Many holy shrines of Hindus are located close to nature, on mountain tops, river banks or sea shores, where the environment is conducive for reflection and meditation. Of these holy destinations, hilltop shrines have been difficult to access as often the climb is long and arduous.
It is widely believed that the difficulties encountered on a journey increase the benefits one would derive from the pilgrimage and in turn enhance the sanctity of the pilgrim centre. Such pilgrimages present a challenge to pilgrims not only because of the difficult terrain they have to negotiate — this in itself provides an adventure — but also on account of the presence of wild animals on the way, which adds an element of risk and uncertainty to the journey.
The annual trek across the sylvan and wildlife-rich Western Ghats to Sabarimala or Mount Sabari, the forest abode of Sri Ayyappa in Kerala, is one such pilgrimage. In addition to the hardships to be endured on the long and demanding trek, devotees observe rigorous austerities including practice of celibacy and abstain from social functions and pleasures for 41 days prior to the trek.
Open to darshan only during specific seasons in the year, Swami Ayyappa's shrine attracts millions of pilgrims from all over India and is popular in Kerala next only to the Guruvayur Sri Krishna temple. First-time pilgrims often return, making the pilgrimage an annual routine for the solace they get from the experience. The advent of Dharma Sasta, as Ayyappa is called, is an interesting and unique story.

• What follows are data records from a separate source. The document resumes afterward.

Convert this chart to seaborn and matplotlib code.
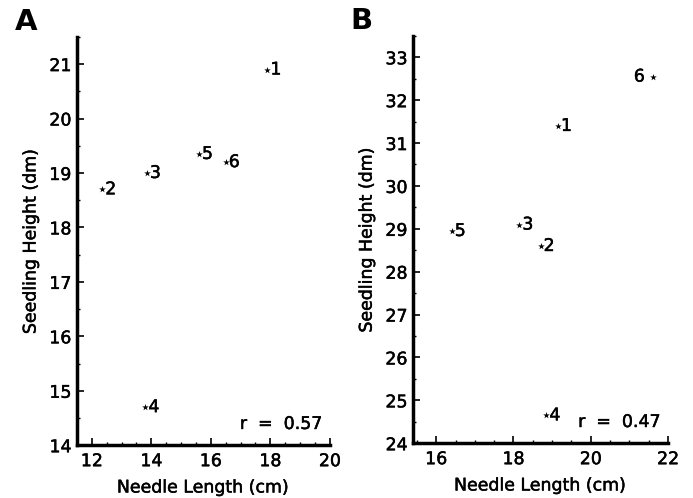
import matplotlib
matplotlib.use("Agg")
import matplotlib.pyplot as plt
import matplotlib.patheffects as pe
import seaborn as sns
import pandas as pd
from matplotlib.ticker import MultipleLocator

# Panel A
a_ids = ["1", "2", "3", "4", "5", "6"]
a_needle = [17.9, 12.35, 13.85, 13.8, 15.6, 16.5]
a_height = [20.9, 18.7, 19.0, 14.7, 19.35, 19.2]
a_r = "r  =  0.57"

# Panel B
b_ids = ["1", "2", "3", "4", "5", "6"]
b_needle = [19.15, 18.7, 18.15, 18.85, 16.4, 21.6]
b_height = [31.4, 28.6, 29.1, 24.65, 28.95, 32.55]
b_r = "r  =  0.47"

sns.set_theme(style="ticks")
plt.rcParams["font.family"] = ["DejaVu Sans"]
plt.rcParams["text.color"] = "black"
plt.rcParams["axes.labelcolor"] = "black"
plt.rcParams["xtick.color"] = "black"
plt.rcParams["ytick.color"] = "black"

# slightly heavier strokes for text, like the printed figure
thick = [pe.withStroke(linewidth=0.35, foreground="black")]

fig = plt.figure(figsize=(6.93, 4.98), dpi=100)
ax_a = fig.add_axes([0.111, 0.106, 0.365, 0.820])
ax_b = fig.add_axes([0.596, 0.110, 0.368, 0.818])


def draw_panel(ax, ids, xs, ys, rtext, xlim, ylim, xmaj, letter, left_labels=()):
    df = pd.DataFrame({"x": xs, "y": ys, "id": ids})
    sns.scatterplot(data=df, x="x", y="y", ax=ax, marker="*", s=25,
                    color="black", linewidth=0)
    xr = xlim[1] - xlim[0]
    for _, row in df.iterrows():
        if row["id"] in left_labels:
            ax.text(row["x"] - 0.03 * xr, row["y"], row["id"], ha="right",
                    va="center", fontsize=12.5, path_effects=thick)
        else:
            ax.text(row["x"] + 0.012 * xr, row["y"], row["id"], ha="left",
                    va="center", fontsize=12.5, path_effects=thick)
    ax.set_xlim(*xlim)
    ax.set_ylim(*ylim)
    ax.xaxis.set_major_locator(MultipleLocator(xmaj))
    ax.xaxis.set_minor_locator(MultipleLocator(0.5))
    ax.yaxis.set_major_locator(MultipleLocator(1))
    ax.yaxis.set_minor_locator(MultipleLocator(0.5))
    ax.tick_params(which="major", direction="in", length=5, width=1.2,
                   labelsize=12.5)
    ax.tick_params(axis="x", which="major", pad=5)
    ax.tick_params(axis="y", which="major", pad=4)
    ax.tick_params(which="minor", direction="in", length=2.5, width=1)
    for lab in ax.get_xticklabels() + ax.get_yticklabels():
        lab.set_path_effects(thick)
    sns.despine(ax=ax)
    for side in ["left", "bottom"]:
        ax.spines[side].set_linewidth(2.5)
        ax.spines[side].set_color("black")
    ax.set_xlabel("Needle Length (cm)", fontsize=12.5, labelpad=6,
                  path_effects=thick)
    ax.set_ylabel("Seedling Height (dm)", fontsize=12.5, labelpad=7,
                  path_effects=thick)
    ax.text(0.97, 0.03, rtext, transform=ax.transAxes, ha="right",
            va="bottom", fontsize=12.5, path_effects=thick)
    ax.text(-0.245, 1.07, letter, transform=ax.transAxes, ha="left",
            va="top", fontsize=21, fontweight="bold")


draw_panel(ax_a, a_ids, a_needle, a_height, a_r, (11.5, 20), (14, 21.5), 2, "A")
draw_panel(ax_b, b_ids, b_needle, b_height, b_r, (15.4, 22), (24, 33.5), 2, "B",
           left_labels=("6",))

fig.savefig("out.png", dpi=100)
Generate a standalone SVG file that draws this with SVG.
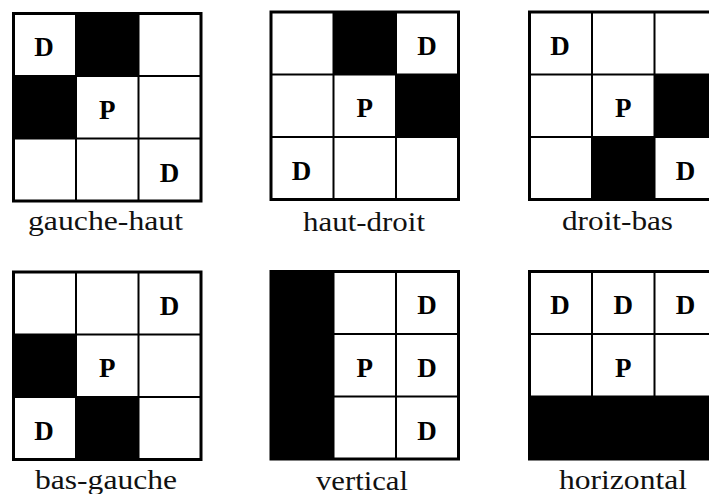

According to some Puranas and folk songs of Kerala, he was born out of the union of Vishnu and Shiva. The story is that Shiva was captivated by the charming Mohini in which form Vishnu appeared at the time of the churning of the ocean of milk in order to distract the asuras so that the devas could divide the nectar among themselves. Shiva succumbed to the beauty of Mohini and Sasta is believed to have been born out of the union. Thus He is called Hariharaputra — son of Vishnu (Hari) and Shiva (Hara) — and is regarded as the third son of Shiva, the other two being Ganesha and Muruga or Kartikeya.
This is how Sri Sankaracharya of Kanchi describes it: “When the merciful charm of Narayana and the serene jnana (know-ledge) of Shiva combined, an effulgent light (tejas) was the outcome. Out of this tejas was born Ayyappa also known as Ayyanar, Sasta or Hariharaputra". The word Ayyappa is derived from aryan (one worthy of reverence) and appa or appan meaning 'father' in Malayalam.
Ayyappa thus embodies in Himself the qualities of both Shiva and Vishnu. He keeps guard over us, from evil spirits and also endows us with jnana leading to salvation. The purpose of the avatara of Lord Ayyappa was to restore order in the country and to renovate the temple at Sabari Hill. Ayyappa fulfilled the mission in due course and thereafter entered the sanctum sanctorum and disappeared. It is believed that He reunited with the Supreme.
The Sabarimala shrine is the most important and popular of the Sasta temples in Kerala. It is also the most significant because the pilgrimage to the shrine symbolises the struggle of the individual soul in its onward journey to the abode of bliss and beatitude.